Yes, it sucks that they did not write tighter code and allowed a gotcha.... But when that happens in the legal world, people do pay for it.

Instead, because one of founders put up a lot of ETH, they changed the rules of the game. Now, the question is, "How close to the CEO of ConsenSys do you need to be to roll out bad contracts?".

That's what makes it worthless.




Right. This also means that you can't currently trust code that runs on the blockchain since there are likely more bugs like the one that was exploited. Thoughts on that?

The change in Ethereum was "voted" for by a majority of hash power (but of course as influenced by the Ethereum leadership, so people had the popup in the client along with a recommendation what to vote for). So isn't that correction also in the spirit of Ethereum? Miners decide.

How about fixing obvious bugs, but otherwise upholding contracts?


> This also means that you can't currently trust code that runs on the blockchain since there are likely more bugs like the one that was exploited.

To elaborate, it's especially hard to trust ETH code because it's not provable in any way.
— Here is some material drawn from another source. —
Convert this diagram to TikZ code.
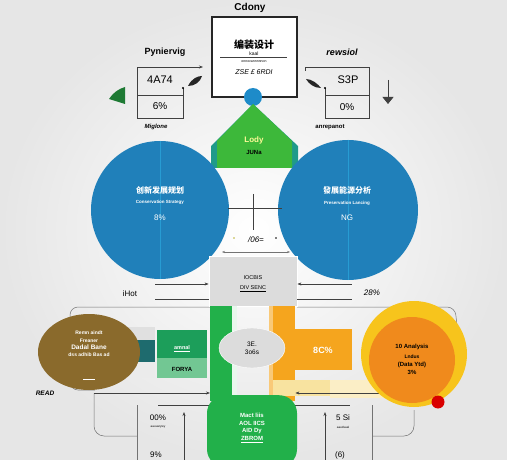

Bugs will hide, and people will find them. If ETH wasn't turing-complete this would be less problematic (because static analysis would be much easier, and possible), but as it stands there's no way to trust Ethereum contracts.


You don't understand what happened. The CEO (lol) doesn't just get to choose. The network's hashing power gets to choose.

The rules aren't: "the code is the contract".

The rules are: "the code that is accepted by a majority of hashing power is the contract."